__WHAT IS EXPECTED__
Write out every entry, unchanged. Skip any picture.

============================================================

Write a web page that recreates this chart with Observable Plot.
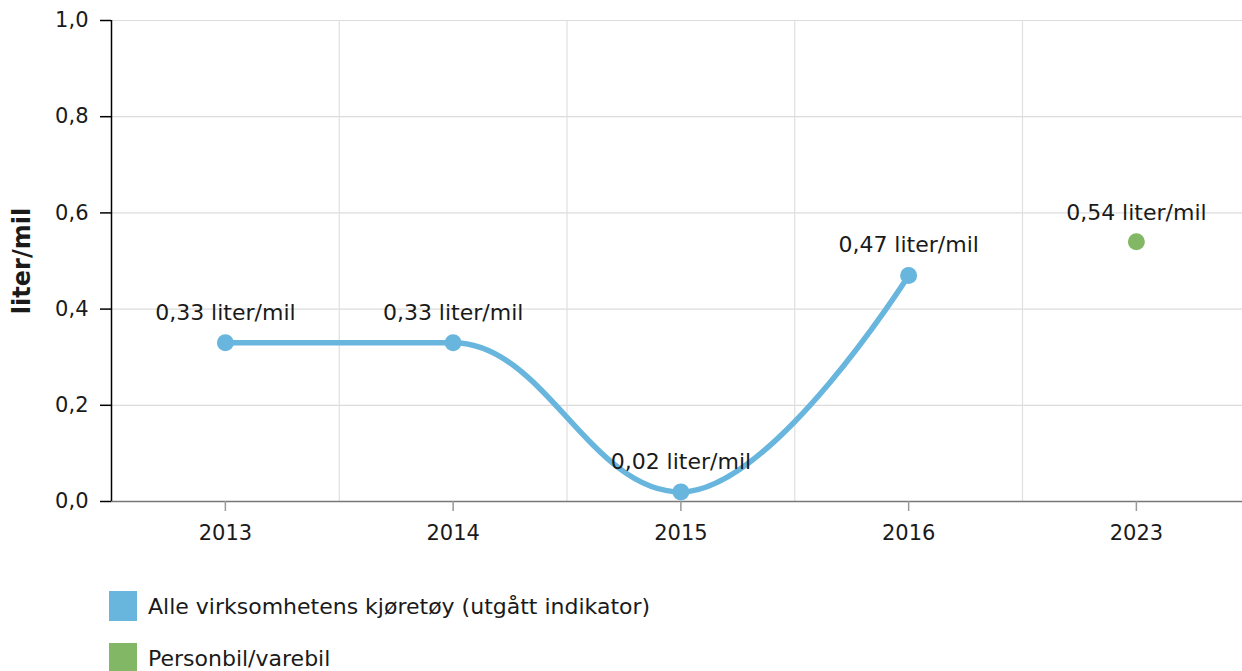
<!DOCTYPE html>
<html>
<head>
<meta charset="utf-8">
<script src="https://cdn.jsdelivr.net/npm/d3@7"></script>
<script src="https://cdn.jsdelivr.net/npm/@observablehq/plot@0.6"></script>
<style>
  html, body { margin: 0; padding: 0; background: #fff; overflow: hidden; }
  body { font-family: "DejaVu Sans", Verdana, sans-serif; width: 1242px; height: 671px; position: relative; }
  #chart { position: absolute; left: 0; top: 0; }
  .legend-item { position: absolute; left: 109px; display: flex; align-items: center; font-size: 22px; color: #1a1a1a; }
  .legend-item .sw { width: 28px; height: 30px; margin-right: 11px; }
</style>
</head>
<body>
<div id="chart"></div>
<div id="legend"></div>
<script>
const years = ["2013", "2014", "2015", "2016", "2023"];
const seriesNames = ["Alle virksomhetens kjøretøy (utgått indikator)", "Personbil/varebil"];
const seriesColors = ["#68b6dd", "#82b865"];
const allYears = ["2013", "2014", "2015", "2016"];
const allValues = [0.33, 0.33, 0.02, 0.47];
const carYears = ["2023"];
const carValues = [0.54];
const yTicks = [0, 0.2, 0.4, 0.6, 0.8, 1.0];
const yLabel = "liter/mil";

// Spline curve (smoothing 1.5, no false extremes), works on the scaled pixel points
function splineCurve(context) {
  let pts;
  return {
    areaStart() {}, areaEnd() {},
    lineStart() { pts = []; },
    point(x, y) { pts.push([+x, +y]); },
    lineEnd() {
      const n = pts.length;
      if (!n) return;
      const s = 1.5, den = s + 1;
      const L = [], R = [];
      for (let i = 1; i < n - 1; i++) {
        const [lx, ly] = pts[i - 1], [px, py] = pts[i], [nx, ny] = pts[i + 1];
        const lcx = (s * px + lx) / den, rcx = (s * px + nx) / den;
        let lcy = (s * py + ly) / den, rcy = (s * py + ny) / den;
        if (rcx !== lcx) {
          const c = ((rcy - lcy) * (rcx - px)) / (rcx - lcx) + py - rcy;
          lcy += c; rcy += c;
        }
        if (lcy > ly && lcy > py) { lcy = Math.max(ly, py); rcy = 2 * py - lcy; }
        else if (lcy < ly && lcy < py) { lcy = Math.min(ly, py); rcy = 2 * py - lcy; }
        if (rcy > ny && rcy > py) { rcy = Math.max(ny, py); lcy = 2 * py - rcy; }
        else if (rcy < ny && rcy < py) { rcy = Math.min(ny, py); lcy = 2 * py - rcy; }
        L[i] = [lcx, lcy]; R[i] = [rcx, rcy];
      }
      context.moveTo(pts[0][0], pts[0][1]);
      for (let i = 1; i < n; i++) {
        const c1 = R[i - 1] || pts[i - 1];
        const c2 = L[i] || pts[i];
        context.bezierCurveTo(c1[0], c1[1], c2[0], c2[1], pts[i][0], pts[i][1]);
      }
    }
  };
}

const fmt = v => v.toFixed(2).replace(".", ",") + " liter/mil";
const allData = allYears.map((y, i) => ({year: y, value: allValues[i]}));
const carData = carYears.map((y, i) => ({year: y, value: carValues[i]}));
const xi = d => years.indexOf(d.year);
const bounds = years.slice(1).map((_, i) => i + 0.5);

const chart = Plot.plot({
  width: 1242,
  height: 575,
  marginTop: 20,
  marginBottom: 74,
  marginLeft: 111,
  marginRight: 0,
  style: {fontFamily: "DejaVu Sans, Verdana, sans-serif", fontSize: "21px", color: "#1a1a1a", background: "#fff"},
  x: {type: "linear", domain: [-0.5, years.length - 0.5], range: [111, 111 + 5 * 227.75]},
  y: {domain: [0, 1]},
  marks: [
    Plot.ruleY(yTicks.slice(1), {stroke: "#dcdcdc", strokeWidth: 1.2}),
    Plot.ruleX(bounds, {stroke: "#e0e0e0", strokeWidth: 1.2}),
    Plot.ruleY([0], {stroke: "#777", strokeWidth: 1.5}),
    Plot.ruleX([-0.5], {stroke: "#000", strokeWidth: 1.5}),
    Plot.axisY({ticks: yTicks, tickFormat: d => d.toFixed(1).replace(".", ","), tickSize: 11, tickPadding: 12, fontSize: 21, stroke: "#000", strokeWidth: 1.5, label: null}),
    Plot.axisX({ticks: d3.range(years.length), tickFormat: i => years[i], tickSize: 10, tickPadding: 14, fontSize: 21, stroke: "#999", strokeWidth: 1.5, label: null}),
    Plot.text([yLabel], {frameAnchor: "left", textAnchor: "middle", dx: -89, rotate: -90, fontWeight: "bold", fontSize: 24}),
    Plot.line(allData, {x: xi, y: "value", stroke: seriesColors[0], strokeWidth: 5.5, curve: splineCurve}),
    Plot.dot(allData, {x: xi, y: "value", r: 8.5, fill: seriesColors[0]}),
    Plot.dot(carData, {x: xi, y: "value", r: 8.5, fill: seriesColors[1]}),
    Plot.text(allData, {x: xi, y: "value", text: d => fmt(d.value), dy: -30, fontSize: 22, fill: "#1a1a1a"}),
    Plot.text(carData, {x: xi, y: "value", text: d => fmt(d.value), dy: -29, fontSize: 22, fill: "#1a1a1a"})
  ]
});
document.getElementById("chart").appendChild(chart);

const legend = document.getElementById("legend");
const tops = [591, 643];
seriesNames.forEach((name, i) => {
  const item = document.createElement("div");
  item.className = "legend-item";
  item.style.top = tops[i] + "px";
  const sw = document.createElement("div");
  sw.className = "sw";
  sw.style.background = seriesColors[i];
  const t = document.createElement("span");
  t.textContent = name;
  item.appendChild(sw);
  item.appendChild(t);
  legend.appendChild(item);
});
</script>
</body>
</html>
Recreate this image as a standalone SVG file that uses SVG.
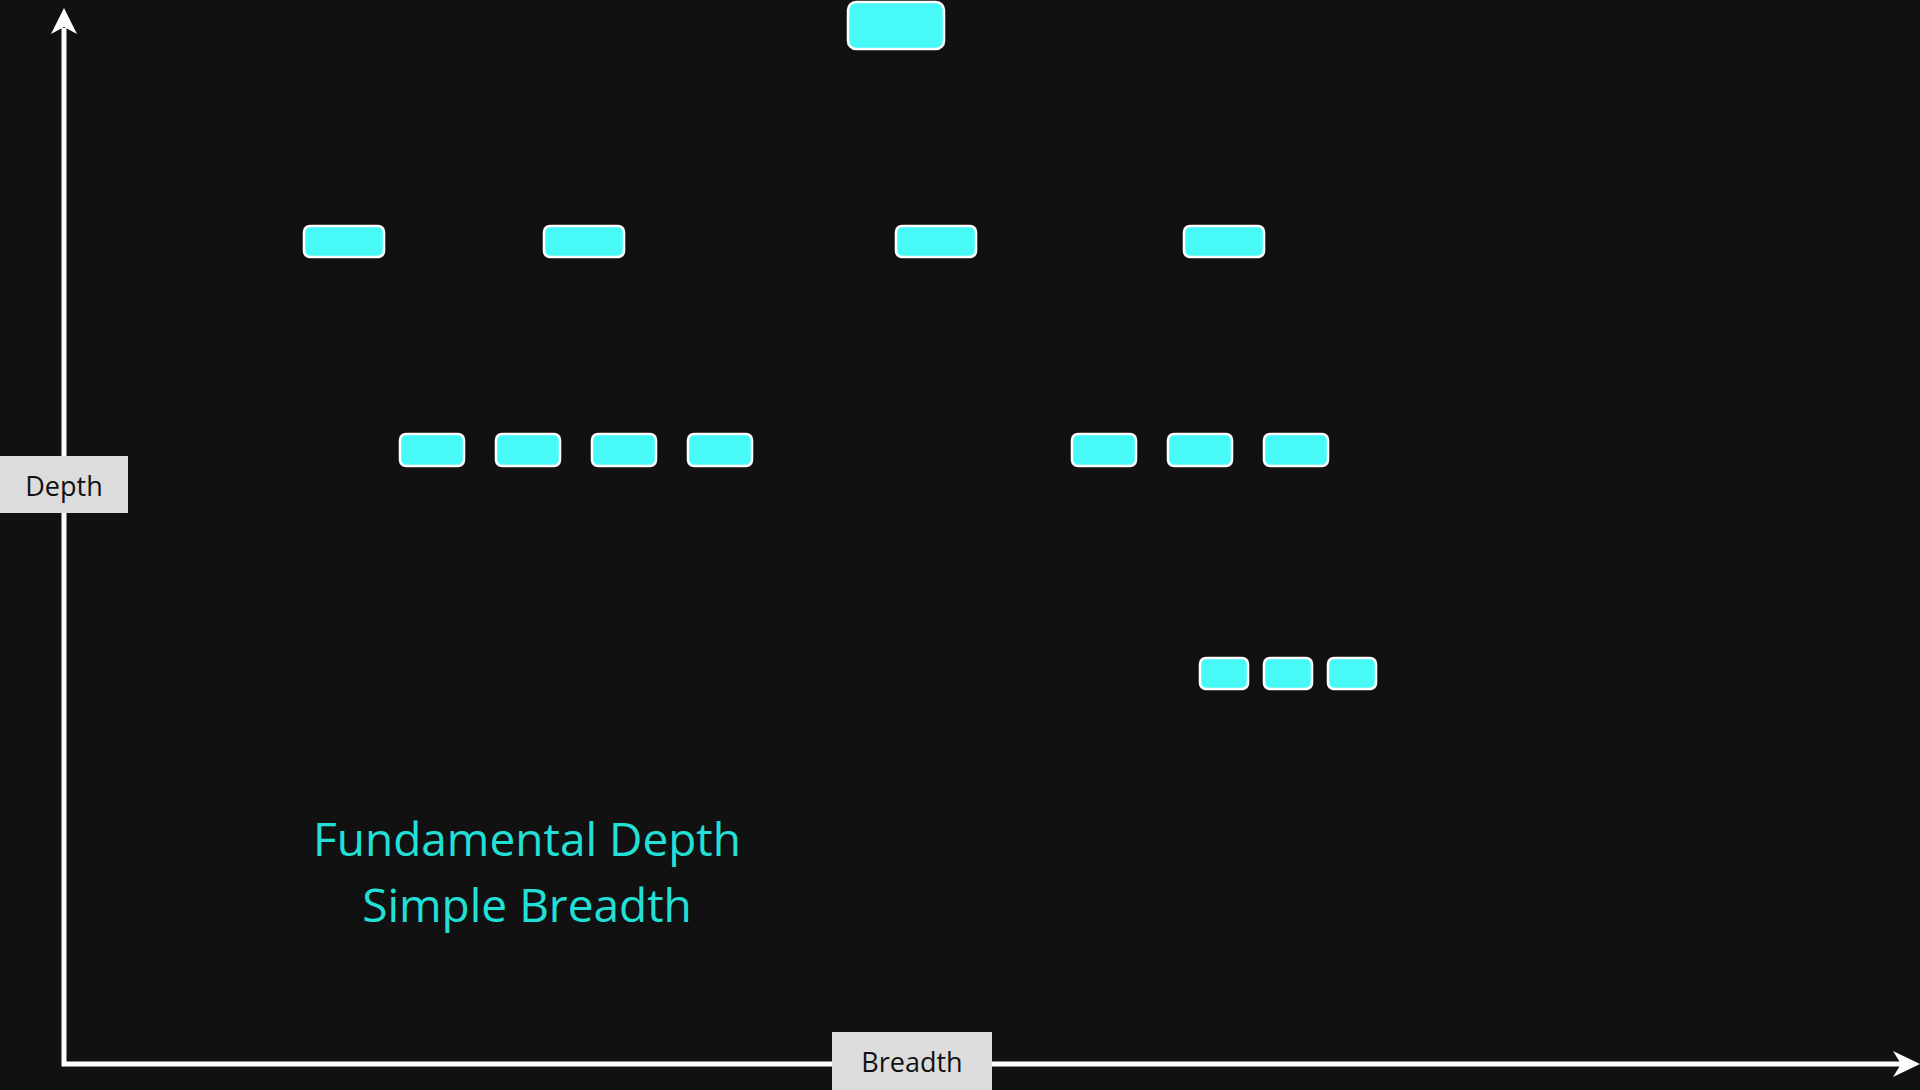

============================================================

__COMPLETE ANSWER__
Write a web page that recreates this chart with Observable Plot.
<!DOCTYPE html>
<html>
<head>
<meta charset="utf-8">
<script src="https://cdn.jsdelivr.net/npm/d3@7"></script>
<script src="https://cdn.jsdelivr.net/npm/@observablehq/plot@0.6"></script>
<style>
  html, body { margin: 0; padding: 0; background: #fff; overflow: hidden; }
  body { font-family: "DejaVu Sans", Verdana, sans-serif; width: 1242px; height: 671px; position: relative; }
  #chart { position: absolute; left: 0; top: 0; }
  .legend-item { position: absolute; left: 109px; display: flex; align-items: center; font-size: 22px; color: #1a1a1a; }
  .legend-item .sw { width: 28px; height: 30px; margin-right: 11px; }
</style>
</head>
<body>
<div id="chart"></div>
<div id="legend"></div>
<script>
const years = ["2013", "2014", "2015", "2016", "2023"];
const seriesNames = ["Alle virksomhetens kjøretøy (utgått indikator)", "Personbil/varebil"];
const seriesColors = ["#68b6dd", "#82b865"];
const allYears = ["2013", "2014", "2015", "2016"];
const allValues = [0.33, 0.33, 0.02, 0.47];
const carYears = ["2023"];
const carValues = [0.54];
const yTicks = [0, 0.2, 0.4, 0.6, 0.8, 1.0];
const yLabel = "liter/mil";

// Spline curve (smoothing 1.5, no false extremes), works on the scaled pixel points
function splineCurve(context) {
  let pts;
  return {
    areaStart() {}, areaEnd() {},
    lineStart() { pts = []; },
    point(x, y) { pts.push([+x, +y]); },
    lineEnd() {
      const n = pts.length;
      if (!n) return;
      const s = 1.5, den = s + 1;
      const L = [], R = [];
      for (let i = 1; i < n - 1; i++) {
        const [lx, ly] = pts[i - 1], [px, py] = pts[i], [nx, ny] = pts[i + 1];
        const lcx = (s * px + lx) / den, rcx = (s * px + nx) / den;
        let lcy = (s * py + ly) / den, rcy = (s * py + ny) / den;
        if (rcx !== lcx) {
          const c = ((rcy - lcy) * (rcx - px)) / (rcx - lcx) + py - rcy;
          lcy += c; rcy += c;
        }
        if (lcy > ly && lcy > py) { lcy = Math.max(ly, py); rcy = 2 * py - lcy; }
        else if (lcy < ly && lcy < py) { lcy = Math.min(ly, py); rcy = 2 * py - lcy; }
        if (rcy > ny && rcy > py) { rcy = Math.max(ny, py); lcy = 2 * py - rcy; }
        else if (rcy < ny && rcy < py) { rcy = Math.min(ny, py); lcy = 2 * py - rcy; }
        L[i] = [lcx, lcy]; R[i] = [rcx, rcy];
      }
      context.moveTo(pts[0][0], pts[0][1]);
      for (let i = 1; i < n; i++) {
        const c1 = R[i - 1] || pts[i - 1];
        const c2 = L[i] || pts[i];
        context.bezierCurveTo(c1[0], c1[1], c2[0], c2[1], pts[i][0], pts[i][1]);
      }
    }
  };
}

const fmt = v => v.toFixed(2).replace(".", ",") + " liter/mil";
const allData = allYears.map((y, i) => ({year: y, value: allValues[i]}));
const carData = carYears.map((y, i) => ({year: y, value: carValues[i]}));
const xi = d => years.indexOf(d.year);
const bounds = years.slice(1).map((_, i) => i + 0.5);

const chart = Plot.plot({
  width: 1242,
  height: 575,
  marginTop: 20,
  marginBottom: 74,
  marginLeft: 111,
  marginRight: 0,
  style: {fontFamily: "DejaVu Sans, Verdana, sans-serif", fontSize: "21px", color: "#1a1a1a", background: "#fff"},
  x: {type: "linear", domain: [-0.5, years.length - 0.5], range: [111, 111 + 5 * 227.75]},
  y: {domain: [0, 1]},
  marks: [
    Plot.ruleY(yTicks.slice(1), {stroke: "#dcdcdc", strokeWidth: 1.2}),
    Plot.ruleX(bounds, {stroke: "#e0e0e0", strokeWidth: 1.2}),
    Plot.ruleY([0], {stroke: "#777", strokeWidth: 1.5}),
    Plot.ruleX([-0.5], {stroke: "#000", strokeWidth: 1.5}),
    Plot.axisY({ticks: yTicks, tickFormat: d => d.toFixed(1).replace(".", ","), tickSize: 11, tickPadding: 12, fontSize: 21, stroke: "#000", strokeWidth: 1.5, label: null}),
    Plot.axisX({ticks: d3.range(years.length), tickFormat: i => years[i], tickSize: 10, tickPadding: 14, fontSize: 21, stroke: "#999", strokeWidth: 1.5, label: null}),
    Plot.text([yLabel], {frameAnchor: "left", textAnchor: "middle", dx: -89, rotate: -90, fontWeight: "bold", fontSize: 24}),
    Plot.line(allData, {x: xi, y: "value", stroke: seriesColors[0], strokeWidth: 5.5, curve: splineCurve}),
    Plot.dot(allData, {x: xi, y: "value", r: 8.5, fill: seriesColors[0]}),
    Plot.dot(carData, {x: xi, y: "value", r: 8.5, fill: seriesColors[1]}),
    Plot.text(allData, {x: xi, y: "value", text: d => fmt(d.value), dy: -30, fontSize: 22, fill: "#1a1a1a"}),
    Plot.text(carData, {x: xi, y: "value", text: d => fmt(d.value), dy: -29, fontSize: 22, fill: "#1a1a1a"})
  ]
});
document.getElementById("chart").appendChild(chart);

const legend = document.getElementById("legend");
const tops = [591, 643];
seriesNames.forEach((name, i) => {
  const item = document.createElement("div");
  item.className = "legend-item";
  item.style.top = tops[i] + "px";
  const sw = document.createElement("div");
  sw.className = "sw";
  sw.style.background = seriesColors[i];
  const t = document.createElement("span");
  t.textContent = name;
  item.appendChild(sw);
  item.appendChild(t);
  legend.appendChild(item);
});
</script>
</body>
</html>
Recreate this image as a standalone SVG file that uses SVG.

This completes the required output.